Return only the lines between the line holding "Clone this diagram in TikZ." and the line holding "from matplotlib.lines import Line2D", the two boundary lines included, exactly as they appear.

-------- The input --------

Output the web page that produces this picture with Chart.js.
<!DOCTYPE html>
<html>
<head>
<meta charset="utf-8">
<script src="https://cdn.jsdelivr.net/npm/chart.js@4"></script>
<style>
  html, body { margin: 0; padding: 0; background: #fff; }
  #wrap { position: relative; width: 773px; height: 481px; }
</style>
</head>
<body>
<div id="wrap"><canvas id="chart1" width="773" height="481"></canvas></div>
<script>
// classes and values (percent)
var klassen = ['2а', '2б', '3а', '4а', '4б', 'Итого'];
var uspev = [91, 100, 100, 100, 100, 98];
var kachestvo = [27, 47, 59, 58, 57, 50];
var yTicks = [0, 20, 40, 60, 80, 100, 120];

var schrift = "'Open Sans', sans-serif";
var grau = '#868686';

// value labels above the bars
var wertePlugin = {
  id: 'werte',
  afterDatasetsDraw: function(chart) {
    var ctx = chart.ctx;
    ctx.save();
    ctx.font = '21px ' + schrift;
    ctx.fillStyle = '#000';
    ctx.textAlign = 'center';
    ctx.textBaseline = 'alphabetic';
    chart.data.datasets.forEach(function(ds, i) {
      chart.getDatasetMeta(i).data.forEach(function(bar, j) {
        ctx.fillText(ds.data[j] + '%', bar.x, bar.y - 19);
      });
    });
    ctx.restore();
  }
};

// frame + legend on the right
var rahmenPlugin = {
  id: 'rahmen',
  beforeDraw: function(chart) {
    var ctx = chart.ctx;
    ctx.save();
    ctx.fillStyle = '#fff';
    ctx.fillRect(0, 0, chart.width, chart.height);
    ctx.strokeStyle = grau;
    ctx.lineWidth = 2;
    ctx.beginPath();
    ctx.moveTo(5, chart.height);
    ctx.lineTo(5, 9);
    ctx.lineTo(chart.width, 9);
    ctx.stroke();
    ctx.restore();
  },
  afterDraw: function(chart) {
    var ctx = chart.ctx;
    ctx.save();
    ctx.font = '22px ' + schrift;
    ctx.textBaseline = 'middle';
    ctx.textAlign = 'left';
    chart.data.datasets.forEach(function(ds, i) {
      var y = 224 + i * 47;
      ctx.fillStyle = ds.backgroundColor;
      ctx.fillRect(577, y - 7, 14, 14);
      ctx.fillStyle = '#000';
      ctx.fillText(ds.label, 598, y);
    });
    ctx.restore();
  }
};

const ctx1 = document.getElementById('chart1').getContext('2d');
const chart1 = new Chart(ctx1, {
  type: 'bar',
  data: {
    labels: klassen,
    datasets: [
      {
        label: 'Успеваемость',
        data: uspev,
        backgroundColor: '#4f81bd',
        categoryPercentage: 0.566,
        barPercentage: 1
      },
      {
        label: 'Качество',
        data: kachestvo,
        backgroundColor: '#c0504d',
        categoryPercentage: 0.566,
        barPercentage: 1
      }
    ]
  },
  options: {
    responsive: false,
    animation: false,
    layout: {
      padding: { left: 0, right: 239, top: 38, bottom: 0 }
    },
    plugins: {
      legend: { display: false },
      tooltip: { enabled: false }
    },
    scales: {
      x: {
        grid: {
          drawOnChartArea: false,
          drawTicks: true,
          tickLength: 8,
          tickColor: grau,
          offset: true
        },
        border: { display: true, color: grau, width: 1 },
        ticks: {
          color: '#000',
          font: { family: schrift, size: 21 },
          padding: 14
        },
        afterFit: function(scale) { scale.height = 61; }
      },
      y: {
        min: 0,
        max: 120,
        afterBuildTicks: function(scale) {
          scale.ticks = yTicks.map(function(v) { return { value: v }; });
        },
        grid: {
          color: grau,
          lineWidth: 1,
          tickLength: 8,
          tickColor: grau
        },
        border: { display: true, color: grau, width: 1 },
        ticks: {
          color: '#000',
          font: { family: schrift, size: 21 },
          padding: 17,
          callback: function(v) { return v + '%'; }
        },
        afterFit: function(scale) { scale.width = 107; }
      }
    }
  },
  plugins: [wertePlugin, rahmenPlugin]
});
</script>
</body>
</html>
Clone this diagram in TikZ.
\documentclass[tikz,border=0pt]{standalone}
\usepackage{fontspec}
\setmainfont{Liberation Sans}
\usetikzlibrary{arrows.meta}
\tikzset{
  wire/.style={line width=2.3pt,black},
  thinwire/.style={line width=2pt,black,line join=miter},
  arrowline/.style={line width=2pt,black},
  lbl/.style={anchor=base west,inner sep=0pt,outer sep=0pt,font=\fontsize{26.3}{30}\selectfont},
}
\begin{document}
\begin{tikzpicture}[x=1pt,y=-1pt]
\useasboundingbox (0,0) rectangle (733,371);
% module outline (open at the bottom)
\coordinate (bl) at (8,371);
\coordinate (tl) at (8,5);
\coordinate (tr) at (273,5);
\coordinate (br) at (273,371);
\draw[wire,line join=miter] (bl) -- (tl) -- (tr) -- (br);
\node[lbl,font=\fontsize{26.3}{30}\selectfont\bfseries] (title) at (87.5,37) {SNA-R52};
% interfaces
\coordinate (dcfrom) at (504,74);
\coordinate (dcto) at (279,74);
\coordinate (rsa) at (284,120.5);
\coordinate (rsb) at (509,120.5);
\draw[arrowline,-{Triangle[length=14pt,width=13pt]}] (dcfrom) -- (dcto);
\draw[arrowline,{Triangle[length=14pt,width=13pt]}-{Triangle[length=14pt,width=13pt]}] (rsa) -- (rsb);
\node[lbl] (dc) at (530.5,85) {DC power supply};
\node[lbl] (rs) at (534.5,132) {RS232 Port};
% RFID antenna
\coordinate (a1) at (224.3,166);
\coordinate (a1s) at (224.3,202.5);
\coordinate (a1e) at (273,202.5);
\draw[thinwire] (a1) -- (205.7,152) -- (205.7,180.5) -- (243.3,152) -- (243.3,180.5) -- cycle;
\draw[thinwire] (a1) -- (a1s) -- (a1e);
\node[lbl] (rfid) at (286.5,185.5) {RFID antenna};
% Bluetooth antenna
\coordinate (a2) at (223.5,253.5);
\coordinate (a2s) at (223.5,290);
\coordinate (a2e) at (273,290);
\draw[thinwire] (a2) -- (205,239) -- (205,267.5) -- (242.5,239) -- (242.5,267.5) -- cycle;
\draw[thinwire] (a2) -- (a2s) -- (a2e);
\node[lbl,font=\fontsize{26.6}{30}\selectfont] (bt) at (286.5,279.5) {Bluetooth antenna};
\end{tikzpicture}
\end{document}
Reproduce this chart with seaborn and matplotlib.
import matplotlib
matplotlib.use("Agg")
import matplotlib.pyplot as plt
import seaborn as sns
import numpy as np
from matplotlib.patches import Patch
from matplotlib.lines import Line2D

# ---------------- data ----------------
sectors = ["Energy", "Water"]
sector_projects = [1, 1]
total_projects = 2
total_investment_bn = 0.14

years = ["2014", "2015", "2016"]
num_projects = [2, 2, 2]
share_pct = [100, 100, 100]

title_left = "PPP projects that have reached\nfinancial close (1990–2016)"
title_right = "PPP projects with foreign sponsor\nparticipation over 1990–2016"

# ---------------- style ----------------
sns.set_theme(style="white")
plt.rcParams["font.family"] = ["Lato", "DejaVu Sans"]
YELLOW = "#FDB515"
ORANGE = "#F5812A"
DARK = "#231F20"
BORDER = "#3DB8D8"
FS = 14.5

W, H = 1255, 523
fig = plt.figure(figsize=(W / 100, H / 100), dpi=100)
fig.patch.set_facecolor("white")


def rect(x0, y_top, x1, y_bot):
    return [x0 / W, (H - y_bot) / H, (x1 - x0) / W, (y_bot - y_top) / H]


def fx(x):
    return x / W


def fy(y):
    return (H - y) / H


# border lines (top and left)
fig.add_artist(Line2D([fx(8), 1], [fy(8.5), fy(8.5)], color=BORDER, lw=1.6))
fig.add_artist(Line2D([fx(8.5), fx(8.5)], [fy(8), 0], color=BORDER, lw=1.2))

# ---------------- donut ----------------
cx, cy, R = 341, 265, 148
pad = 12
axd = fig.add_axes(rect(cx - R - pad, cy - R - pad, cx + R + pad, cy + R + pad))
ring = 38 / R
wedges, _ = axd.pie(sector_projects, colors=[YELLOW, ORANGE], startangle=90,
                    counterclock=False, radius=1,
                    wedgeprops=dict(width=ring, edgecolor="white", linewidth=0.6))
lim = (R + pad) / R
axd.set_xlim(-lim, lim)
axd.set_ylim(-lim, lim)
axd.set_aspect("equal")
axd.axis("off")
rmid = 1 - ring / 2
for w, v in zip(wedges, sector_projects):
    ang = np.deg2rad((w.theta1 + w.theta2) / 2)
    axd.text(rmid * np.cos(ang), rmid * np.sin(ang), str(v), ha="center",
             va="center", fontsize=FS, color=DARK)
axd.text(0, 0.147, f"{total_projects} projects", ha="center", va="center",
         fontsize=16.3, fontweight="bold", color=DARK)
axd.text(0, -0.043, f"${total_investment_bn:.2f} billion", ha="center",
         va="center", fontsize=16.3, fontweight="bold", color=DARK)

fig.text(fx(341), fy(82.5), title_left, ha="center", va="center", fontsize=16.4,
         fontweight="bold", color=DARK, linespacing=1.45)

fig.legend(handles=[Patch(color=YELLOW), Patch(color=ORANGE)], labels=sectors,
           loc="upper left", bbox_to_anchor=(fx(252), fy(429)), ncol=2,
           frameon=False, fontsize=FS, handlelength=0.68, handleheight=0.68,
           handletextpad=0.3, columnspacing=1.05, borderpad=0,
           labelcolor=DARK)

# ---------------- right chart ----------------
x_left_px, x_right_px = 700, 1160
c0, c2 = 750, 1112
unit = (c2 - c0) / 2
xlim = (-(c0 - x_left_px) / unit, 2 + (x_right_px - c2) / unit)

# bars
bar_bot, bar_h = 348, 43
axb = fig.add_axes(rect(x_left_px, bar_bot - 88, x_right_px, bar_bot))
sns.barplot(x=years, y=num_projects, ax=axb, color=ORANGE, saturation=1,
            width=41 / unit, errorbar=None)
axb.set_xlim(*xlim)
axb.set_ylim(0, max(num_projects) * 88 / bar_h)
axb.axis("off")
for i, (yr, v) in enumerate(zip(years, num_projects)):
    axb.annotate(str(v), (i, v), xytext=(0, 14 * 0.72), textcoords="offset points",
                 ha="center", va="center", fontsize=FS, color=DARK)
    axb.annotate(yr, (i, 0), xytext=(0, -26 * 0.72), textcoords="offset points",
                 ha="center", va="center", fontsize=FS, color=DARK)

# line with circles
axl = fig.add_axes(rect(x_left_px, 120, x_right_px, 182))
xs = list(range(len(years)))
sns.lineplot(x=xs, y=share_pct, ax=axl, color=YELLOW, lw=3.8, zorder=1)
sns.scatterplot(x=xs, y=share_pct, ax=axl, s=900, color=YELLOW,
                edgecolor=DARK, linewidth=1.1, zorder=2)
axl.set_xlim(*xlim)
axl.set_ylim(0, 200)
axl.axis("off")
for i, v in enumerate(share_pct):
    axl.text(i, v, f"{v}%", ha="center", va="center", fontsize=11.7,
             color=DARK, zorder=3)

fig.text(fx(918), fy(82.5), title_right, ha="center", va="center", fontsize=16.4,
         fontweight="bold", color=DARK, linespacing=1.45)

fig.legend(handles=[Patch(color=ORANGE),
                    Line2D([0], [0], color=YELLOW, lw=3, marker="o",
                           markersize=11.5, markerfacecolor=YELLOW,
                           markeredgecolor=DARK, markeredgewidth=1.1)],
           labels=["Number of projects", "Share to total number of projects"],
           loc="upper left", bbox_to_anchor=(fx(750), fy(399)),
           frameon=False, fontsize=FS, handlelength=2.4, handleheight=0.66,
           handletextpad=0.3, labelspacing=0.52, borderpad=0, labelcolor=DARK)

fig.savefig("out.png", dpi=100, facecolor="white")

--------

Response to this task:
Clone this diagram in TikZ.
\documentclass[tikz,border=0pt]{standalone}
\usepackage{fontspec}
\setmainfont{Liberation Sans}
\usetikzlibrary{arrows.meta}
\tikzset{
  wire/.style={line width=2.3pt,black},
  thinwire/.style={line width=2pt,black,line join=miter},
  arrowline/.style={line width=2pt,black},
  lbl/.style={anchor=base west,inner sep=0pt,outer sep=0pt,font=\fontsize{26.3}{30}\selectfont},
}
\begin{document}
\begin{tikzpicture}[x=1pt,y=-1pt]
\useasboundingbox (0,0) rectangle (733,371);
% module outline (open at the bottom)
\coordinate (bl) at (8,371);
\coordinate (tl) at (8,5);
\coordinate (tr) at (273,5);
\coordinate (br) at (273,371);
\draw[wire,line join=miter] (bl) -- (tl) -- (tr) -- (br);
\node[lbl,font=\fontsize{26.3}{30}\selectfont\bfseries] (title) at (87.5,37) {SNA-R52};
% interfaces
\coordinate (dcfrom) at (504,74);
\coordinate (dcto) at (279,74);
\coordinate (rsa) at (284,120.5);
\coordinate (rsb) at (509,120.5);
\draw[arrowline,-{Triangle[length=14pt,width=13pt]}] (dcfrom) -- (dcto);
\draw[arrowline,{Triangle[length=14pt,width=13pt]}-{Triangle[length=14pt,width=13pt]}] (rsa) -- (rsb);
\node[lbl] (dc) at (530.5,85) {DC power supply};
\node[lbl] (rs) at (534.5,132) {RS232 Port};
% RFID antenna
\coordinate (a1) at (224.3,166);
\coordinate (a1s) at (224.3,202.5);
\coordinate (a1e) at (273,202.5);
\draw[thinwire] (a1) -- (205.7,152) -- (205.7,180.5) -- (243.3,152) -- (243.3,180.5) -- cycle;
\draw[thinwire] (a1) -- (a1s) -- (a1e);
\node[lbl] (rfid) at (286.5,185.5) {RFID antenna};
% Bluetooth antenna
\coordinate (a2) at (223.5,253.5);
\coordinate (a2s) at (223.5,290);
\coordinate (a2e) at (273,290);
\draw[thinwire] (a2) -- (205,239) -- (205,267.5) -- (242.5,239) -- (242.5,267.5) -- cycle;
\draw[thinwire] (a2) -- (a2s) -- (a2e);
\node[lbl,font=\fontsize{26.6}{30}\selectfont] (bt) at (286.5,279.5) {Bluetooth antenna};
\end{tikzpicture}
\end{document}
Reproduce this chart with seaborn and matplotlib.
import matplotlib
matplotlib.use("Agg")
import matplotlib.pyplot as plt
import seaborn as sns
import numpy as np
from matplotlib.patches import Patch
from matplotlib.lines import Line2D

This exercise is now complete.